The valve may further comprise a protection sleeve which may be configured to ensure that the first and/or the second sleeve avoid getting stuck due to cementing of a tubing that comprises the valve. The protection sleeve is arranged to cover a void space in the valve to prevent, for example, cement or well debris getting from filling and blocking a part of the void space. The void may be sized and configured to allow movement of a sleeve of the valve, such as the first sleeve and/or the second sleeve.

The valve may further comprise a first release mechanism for releasing the first key from the first profile. The valve may further comprise a second release mechanism for releasing the second key from the second profile. The first release mechanism may be configured to apply a force onto the first key to release the first key from engagement with the first profile. The second release mechanism may be configured to apply a force onto the second key to release the second key from engagement with the second profile. In a preferred embodiment, the first release mechanism may comprise a first releaser: a part of the valve that is shaped such that when a part of the first key comes into contact with it and forced against it, the first key is pushed out of engagement with the first profile. Similarly, in a preferred embodiment, the second release mechanism may comprise a second releaser: a part of the valve that is shaped such that when a part of the first key comes into contact with it and forced against it, the second key is pushed out of engagement with the second profile.

The valve may further comprise one or more circumferential seals. The first and/or the second sleeve may each comprise one or more circumferential seals, e.g. for providing one or more seals between the first and/or second sleeve and a tubular wall, e.g. an inner or an outer wall of a tubular along which wall the first and/or second sleeve is movable.

One or both of the sleeves may comprise a triple-seal arrangement of circumferential seals. Such a triple-seal arrangement may be advantageous for allowing the sleeves to move even under high differential pressure while ensuring all three seals are intact, which in turn allows a continual open-close functionality of the sleeves, which means that the sleeves may be opened and closed continually. The triple-seal arrangement may comprise, for example, a combination of one or more hard plastic seals/gaskets, one or more rubber seals/gaskets, one or more metal seals/gaskets, or combinations thereof. In an advantageous embodiment, the triple-seal arrangement may comprise a first hard plastic seal and a second and a third rubber seal.

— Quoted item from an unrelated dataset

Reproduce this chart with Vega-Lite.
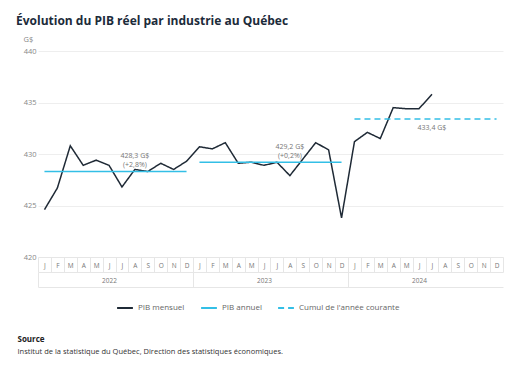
{
  "$schema": "https://vega.github.io/schema/vega-lite/v6.json",
  "width": 465,
  "height": 206,
  "autosize": "none",
  "padding": {"left": 38, "top": 51, "right": 29, "bottom": 112},
  "background": "white",
  "config": {
    "font": "Open Sans",
    "view": {"stroke": null}
  },
  "title": {
    "text": "Évolution du PIB réel par industrie au Québec",
    "anchor": "start",
    "frame": "group",
    "dx": -22,
    "offset": 7,
    "fontSize": 12,
    "fontWeight": "bold",
    "color": "#1c2b3a"
  },
  "resolve": {"axis": {"x": "independent"}, "scale": {"x": "shared"}},
  "layer": [
    {
      "data": {
        "values": [
          {"mois": "2022-01", "valeur": 424.6, "serie": "PIB mensuel"},
          {"mois": "2022-02", "valeur": 426.7, "serie": "PIB mensuel"},
          {"mois": "2022-03", "valeur": 430.8, "serie": "PIB mensuel"},
          {"mois": "2022-04", "valeur": 428.9, "serie": "PIB mensuel"},
          {"mois": "2022-05", "valeur": 429.4, "serie": "PIB mensuel"},
          {"mois": "2022-06", "valeur": 428.9, "serie": "PIB mensuel"},
          {"mois": "2022-07", "valeur": 426.8, "serie": "PIB mensuel"},
          {"mois": "2022-08", "valeur": 428.5, "serie": "PIB mensuel"},
          {"mois": "2022-09", "valeur": 428.3, "serie": "PIB mensuel"},
          {"mois": "2022-10", "valeur": 429.1, "serie": "PIB mensuel"},
          {"mois": "2022-11", "valeur": 428.5, "serie": "PIB mensuel"},
          {"mois": "2022-12", "valeur": 429.3, "serie": "PIB mensuel"},
          {"mois": "2023-01", "valeur": 430.7, "serie": "PIB mensuel"},
          {"mois": "2023-02", "valeur": 430.5, "serie": "PIB mensuel"},
          {"mois": "2023-03", "valeur": 431.1, "serie": "PIB mensuel"},
          {"mois": "2023-04", "valeur": 429.1, "serie": "PIB mensuel"},
          {"mois": "2023-05", "valeur": 429.2, "serie": "PIB mensuel"},
          {"mois": "2023-06", "valeur": 428.9, "serie": "PIB mensuel"},
          {"mois": "2023-07", "valeur": 429.2, "serie": "PIB mensuel"},
          {"mois": "2023-08", "valeur": 427.9, "serie": "PIB mensuel"},
          {"mois": "2023-09", "valeur": 429.5, "serie": "PIB mensuel"},
          {"mois": "2023-10", "valeur": 431.1, "serie": "PIB mensuel"},
          {"mois": "2023-11", "valeur": 430.4, "serie": "PIB mensuel"},
          {"mois": "2023-12", "valeur": 423.8, "serie": "PIB mensuel"},
          {"mois": "2024-01", "valeur": 431.2, "serie": "PIB mensuel"},
          {"mois": "2024-02", "valeur": 432.1, "serie": "PIB mensuel"},
          {"mois": "2024-03", "valeur": 431.5, "serie": "PIB mensuel"},
          {"mois": "2024-04", "valeur": 434.5, "serie": "PIB mensuel"},
          {"mois": "2024-05", "valeur": 434.4, "serie": "PIB mensuel"},
          {"mois": "2024-06", "valeur": 434.4, "serie": "PIB mensuel"},
          {"mois": "2024-07", "valeur": 435.8, "serie": "PIB mensuel"}
        ]
      },
      "mark": {"type": "line", "strokeWidth": 1.5},
      "encoding": {
        "x": {
          "field": "mois",
          "type": "ordinal",
          "scale": {
            "type": "band",
            "domain": ["2022-01","2022-02","2022-03","2022-04","2022-05","2022-06","2022-07","2022-08","2022-09","2022-10","2022-11","2022-12","2023-01","2023-02","2023-03","2023-04","2023-05","2023-06","2023-07","2023-08","2023-09","2023-10","2023-11","2023-12","2024-01","2024-02","2024-03","2024-04","2024-05","2024-06","2024-07","2024-08","2024-09","2024-10","2024-11","2024-12"],
            "paddingInner": 0,
            "paddingOuter": 0
          },
          "axis": {
            "orient": "bottom",
            "labelExpr": "isString(datum.value) ? ['J','F','M','A','M','J','J','A','S','O','N','D'][toNumber(substring(datum.value,5,7))-1] : ''",
            "labelAngle": 0,
            "labelFontSize": 6.5,
            "labelColor": "#777777",
            "labelBaseline": "middle",
            "labelPadding": -7,
            "tickBand": "extent",
            "tickSize": 15,
            "tickColor": "#e6e6e6",
            "domainColor": "#e6e6e6",
            "title": "Source",
            "titleAngle": 0,
            "titleAlign": "left",
            "titleBaseline": "middle",
            "titleX": -21,
            "titleY": 82,
            "titleFontSize": 8,
            "titleFontWeight": "bold",
            "titleColor": "#222222"
          }
        },
        "y": {
          "field": "valeur",
          "type": "quantitative",
          "scale": {"domain": [420, 440], "zero": false, "nice": false},
          "axis": {
            "values": [420, 425, 430, 435, 440],
            "domain": false,
            "ticks": false,
            "labelPadding": 2,
            "labelFontSize": 7.5,
            "labelColor": "#888888",
            "gridColor": "#eeeeee",
            "title": "G$",
            "titleAngle": 0,
            "titleAlign": "left",
            "titleBaseline": "middle",
            "titleX": -15,
            "titleY": -12,
            "titleFontSize": 7.5,
            "titleFontWeight": "normal",
            "titleColor": "#888888"
          }
        },
        "color": {
          "field": "serie",
          "type": "nominal",
          "scale": {
            "domain": ["PIB mensuel", "PIB annuel", "Cumul de l'année courante"],
            "range": ["#1f2a36", "#33bfe6", "#33bfe6"]
          },
          "legend": {
            "orient": "none",
            "legendX": 78,
            "legendY": 248,
            "direction": "horizontal",
            "title": null,
            "symbolType": "stroke",
            "symbolSize": 250,
            "symbolStrokeWidth": 2,
            "labelFontSize": 8,
            "labelColor": "#666666",
            "columnPadding": 12
          }
        },
        "strokeDash": {
          "field": "serie",
          "type": "nominal",
          "scale": {
            "domain": ["PIB mensuel", "PIB annuel", "Cumul de l'année courante"],
            "range": [[1, 0], [1, 0], [6, 4]]
          }
        }
      }
    },
    {
      "data": {
        "values": [
          {"debut": "2022-01", "fin": "2022-12", "valeur": 428.3, "serie": "PIB annuel"},
          {"debut": "2023-01", "fin": "2023-12", "valeur": 429.2, "serie": "PIB annuel"},
          {"debut": "2024-01", "fin": "2024-12", "valeur": 433.4, "serie": "Cumul de l'année courante"}
        ]
      },
      "mark": {"type": "rule", "strokeWidth": 1.6},
      "encoding": {
        "x": {
          "field": "debut",
          "type": "ordinal",
          "axis": {
            "orient": "bottom",
            "values": ["2022-01", "2023-01", "2024-01"],
            "labelExpr": "isString(datum.value) ? substring(datum.value,0,4) : ''",
            "labelAngle": 0,
            "labelOffset": 71,
            "labelFontSize": 6.5,
            "labelColor": "#777777",
            "labelBaseline": "middle",
            "labelPadding": -7,
            "tickOffset": -6.46,
            "tickSize": 15,
            "tickColor": "#e6e6e6",
            "domainColor": "#e6e6e6",
            "offset": 15,
            "title": "Institut de la statistique du Québec, Direction des statistiques économiques.",
            "titleAngle": 0,
            "titleAlign": "left",
            "titleBaseline": "middle",
            "titleX": -21,
            "titleY": 79,
            "titleFontSize": 7.5,
            "titleFontWeight": "normal",
            "titleColor": "#333333"
          }
        },
        "x2": {"field": "fin"},
        "y": {"field": "valeur", "type": "quantitative"},
        "color": {"field": "serie", "type": "nominal"},
        "strokeDash": {"field": "serie", "type": "nominal"}
      }
    },
    {
      "data": {
        "values": [
          {"mois": "2022-08", "valeur": 428.3, "texte": "428,3 G$\n(+2,8%)"},
          {"mois": "2023-08", "valeur": 429.2, "texte": "429,2 G$\n(+0,2%)"}
        ]
      },
      "mark": {"type": "text", "baseline": "top", "dy": -19.5, "fontSize": 7, "color": "#777777", "lineBreak": "\n", "lineHeight": 9},
      "encoding": {
        "x": {"field": "mois", "type": "ordinal", "axis": null},
        "y": {"field": "valeur", "type": "quantitative"},
        "text": {"field": "texte"}
      }
    },
    {
      "data": {
        "values": [
          {"mois": "2024-07", "valeur": 433.4, "texte": "433,4 G$"}
        ]
      },
      "mark": {"type": "text", "baseline": "middle", "dy": 9, "fontSize": 7, "color": "#777777"},
      "encoding": {
        "x": {
          "field": "mois",
          "type": "ordinal",
          "axis": {"orient": "bottom", "labels": false, "ticks": false, "domain": true, "domainColor": "#e6e6e6", "offset": 30, "title": null}
        },
        "y": {"field": "valeur", "type": "quantitative"},
        "text": {"field": "texte"}
      }
    }
  ]
}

The valve may further comprise a retention means or a retention device that may be configured to keep a sleeve from unintentional moving. The retention device may be configured to keep a sleeve locked in position until a force is applied to the sleeve that is sufficient to move it despite the retention device. In an embodiment, the retention device may comprise a “snap ring” or “c-ring”, a metal c-shaped ring that is radially flexible. The retention device may be positioned in an outer groove in one of the sleeves. The valve may have more than one retention device, for example, one retention device for each of the first and second sleeve, one retention device for each of the first, the second and the protection sleeve, or more than one retention device for at least one of the sleeves. The retention device may alternatively comprise, for example, one or more collets and/or spring-loaded keys.

The valve may be operable to selectively open or close a flow path for a fluid to flow from an interior and an exterior of a wellbore, or from an exterior to an interior of the wellbore. The interior may be the interior of a tubing, such as a production tubing or a casing. The exterior may comprise a reservoir, for example, a hydrocarbon reservoir.

In a second aspect, an embodiment disclosed herein relates to a tubing comprising one or more valves according to the first aspect.

The tubing may be a production casing. The tubing may be a tubing string, such as a production casing string. The tubing may be any other type of tubing or casing.

The tubing may comprise a plurality of valves according to the first aspect.

In a third aspect, an embodiment disclosed herein relates to a wellbore comprising one or more valves according to the first aspect. The wellbore may comprise the tubing according to the second aspect.

In a fourth aspect, an embodiment disclosed herein relates to a tool for operating the valve according to the first aspect, wherein the tool comprises a first key for engaging with a first part of the valve for opening the valve and a second key for engaging with a second part of the valve for closing the valve, wherein the tool is configured to operate the valve by being pulled in a first direction, wherein operating the valve includes both opening and closing the valve. The tool comprises further the third key for engaging with the third profile of the valve for locking the tool in a position for preventing movement of the tool in the second direction opposite to the first direction.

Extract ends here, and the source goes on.